Set down the records once more, please, exactly and with the pictures left out.

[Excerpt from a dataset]
[start]

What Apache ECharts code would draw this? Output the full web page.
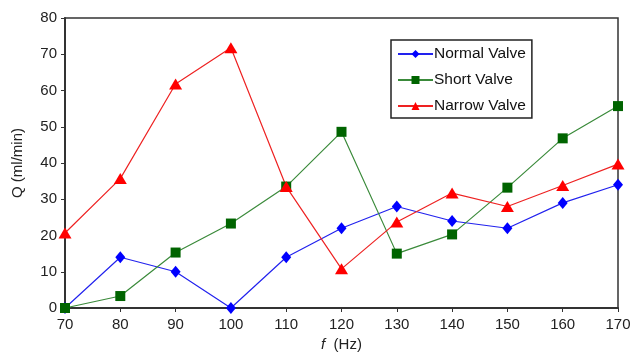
<!DOCTYPE html>
<html><head><meta charset="utf-8">
<script src="https://cdn.jsdelivr.net/npm/echarts@6/dist/echarts.min.js"></script>
<style>html,body{margin:0;padding:0;background:#fff}#c{width:639px;height:355px}</style>
</head><body><div id="c"></div>
<script>
var freqs = [70, 80, 90, 100, 110, 120, 130, 140, 150, 160, 170];
var normalValve = [0, 14, 10, 0, 14, 22, 28, 24, 22, 29, 34];
var shortValve = [0, 3.3, 15.3, 23.3, 33.5, 48.6, 15, 20.3, 33.2, 46.8, 55.7];
var narrowValve = [20.7, 35.7, 61.8, 71.8, 33.5, 10.8, 23.7, 31.7, 28, 33.8, 39.7];

function pairs(v){ return freqs.map(function(f,i){ return [f, v[i]]; }); }
var chart = echarts.init(document.getElementById('c'));
var font = 'Liberation Sans, Arial, sans-serif';
chart.setOption({
  animation: false,
  grid: {left: 65, right: 21, top: 18, bottom: 47, outerBoundsMode: 'none', show: true, borderColor: '#333', borderWidth: 1.5, backgroundColor: '#fff'},
  xAxis: {
    type: 'value', min: 70, max: 170, interval: 10,
    name: '{i|f}  (Hz)', nameLocation: 'middle', nameGap: 29,
    nameTextStyle: {fontFamily: font, fontSize: 15, color: '#222', rich: {i: {fontStyle: 'italic', fontFamily: font, fontSize: 15, color: '#222'}}},
    axisLine: {lineStyle: {color: '#333', width: 2}},
    axisTick: {show: true, length: 4, lineStyle: {color: '#333'}},
    axisLabel: {fontFamily: font, fontSize: 15, color: '#222', margin: 9},
    splitLine: {show: false}
  },
  yAxis: {
    type: 'value', min: 0, max: 80, interval: 10,
    name: 'Q (ml/min)', nameLocation: 'middle', nameGap: 40,
    nameTextStyle: {fontFamily: font, fontSize: 15, color: '#222'},
    axisLine: {show: true, lineStyle: {color: '#333', width: 2}},
    axisTick: {show: true, length: 4, lineStyle: {color: '#333'}},
    axisLabel: {fontFamily: font, fontSize: 15, color: '#222', margin: 8},
    splitLine: {show: false}
  },
  legend: {
    orient: 'vertical', left: 391, top: 40,
    backgroundColor: '#fff', borderColor: '#222', borderWidth: 1.5,
    padding: [6, 6, 4, 6], itemGap: 10, itemWidth: 35, itemHeight: 10,
    textStyle: {fontFamily: font, fontSize: 15.5, color: '#111', padding: [0,0,0,-4]},
    data: ['Normal Valve', 'Short Valve', 'Narrow Valve']
  },
  series: [
    {name: 'Normal Valve', type: 'line', data: pairs(normalValve), symbol: 'diamond', symbolSize: [10, 12],
     itemStyle: {color: '#0000ff'}, lineStyle: {color: '#2222ee', width: 1.2}},
    {name: 'Short Valve', type: 'line', data: pairs(shortValve), symbol: 'rect', symbolSize: 10,
     itemStyle: {color: '#006400'}, lineStyle: {color: '#3a8a3a', width: 1.2}},
    {name: 'Narrow Valve', type: 'line', data: pairs(narrowValve), symbol: 'triangle', symbolSize: [13, 11],
     itemStyle: {color: '#ff0000'}, lineStyle: {color: '#ee2222', width: 1.2}}
  ]
});
</script></body></html>
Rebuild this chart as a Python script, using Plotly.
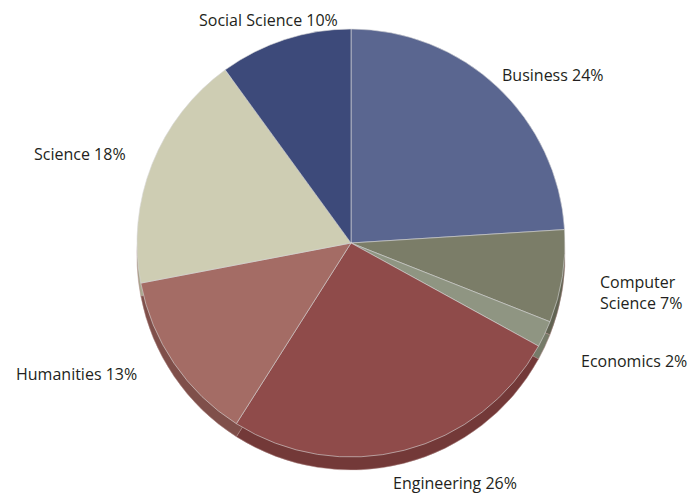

[end]

# WRITTEN RESPONSE
What Apache ECharts code would draw this? Output the full web page.
<!DOCTYPE html>
<html><head><meta charset="utf-8">
<script src="https://cdn.jsdelivr.net/npm/echarts@6/dist/echarts.min.js"></script>
<style>html,body{margin:0;padding:0;background:#fff}#c{width:639px;height:355px}</style>
</head><body><div id="c"></div>
<script>
var freqs = [70, 80, 90, 100, 110, 120, 130, 140, 150, 160, 170];
var normalValve = [0, 14, 10, 0, 14, 22, 28, 24, 22, 29, 34];
var shortValve = [0, 3.3, 15.3, 23.3, 33.5, 48.6, 15, 20.3, 33.2, 46.8, 55.7];
var narrowValve = [20.7, 35.7, 61.8, 71.8, 33.5, 10.8, 23.7, 31.7, 28, 33.8, 39.7];

function pairs(v){ return freqs.map(function(f,i){ return [f, v[i]]; }); }
var chart = echarts.init(document.getElementById('c'));
var font = 'Liberation Sans, Arial, sans-serif';
chart.setOption({
  animation: false,
  grid: {left: 65, right: 21, top: 18, bottom: 47, outerBoundsMode: 'none', show: true, borderColor: '#333', borderWidth: 1.5, backgroundColor: '#fff'},
  xAxis: {
    type: 'value', min: 70, max: 170, interval: 10,
    name: '{i|f}  (Hz)', nameLocation: 'middle', nameGap: 29,
    nameTextStyle: {fontFamily: font, fontSize: 15, color: '#222', rich: {i: {fontStyle: 'italic', fontFamily: font, fontSize: 15, color: '#222'}}},
    axisLine: {lineStyle: {color: '#333', width: 2}},
    axisTick: {show: true, length: 4, lineStyle: {color: '#333'}},
    axisLabel: {fontFamily: font, fontSize: 15, color: '#222', margin: 9},
    splitLine: {show: false}
  },
  yAxis: {
    type: 'value', min: 0, max: 80, interval: 10,
    name: 'Q (ml/min)', nameLocation: 'middle', nameGap: 40,
    nameTextStyle: {fontFamily: font, fontSize: 15, color: '#222'},
    axisLine: {show: true, lineStyle: {color: '#333', width: 2}},
    axisTick: {show: true, length: 4, lineStyle: {color: '#333'}},
    axisLabel: {fontFamily: font, fontSize: 15, color: '#222', margin: 8},
    splitLine: {show: false}
  },
  legend: {
    orient: 'vertical', left: 391, top: 40,
    backgroundColor: '#fff', borderColor: '#222', borderWidth: 1.5,
    padding: [6, 6, 4, 6], itemGap: 10, itemWidth: 35, itemHeight: 10,
    textStyle: {fontFamily: font, fontSize: 15.5, color: '#111', padding: [0,0,0,-4]},
    data: ['Normal Valve', 'Short Valve', 'Narrow Valve']
  },
  series: [
    {name: 'Normal Valve', type: 'line', data: pairs(normalValve), symbol: 'diamond', symbolSize: [10, 12],
     itemStyle: {color: '#0000ff'}, lineStyle: {color: '#2222ee', width: 1.2}},
    {name: 'Short Valve', type: 'line', data: pairs(shortValve), symbol: 'rect', symbolSize: 10,
     itemStyle: {color: '#006400'}, lineStyle: {color: '#3a8a3a', width: 1.2}},
    {name: 'Narrow Valve', type: 'line', data: pairs(narrowValve), symbol: 'triangle', symbolSize: [13, 11],
     itemStyle: {color: '#ff0000'}, lineStyle: {color: '#ee2222', width: 1.2}}
  ]
});
</script></body></html>
Rebuild this chart as a Python script, using Plotly.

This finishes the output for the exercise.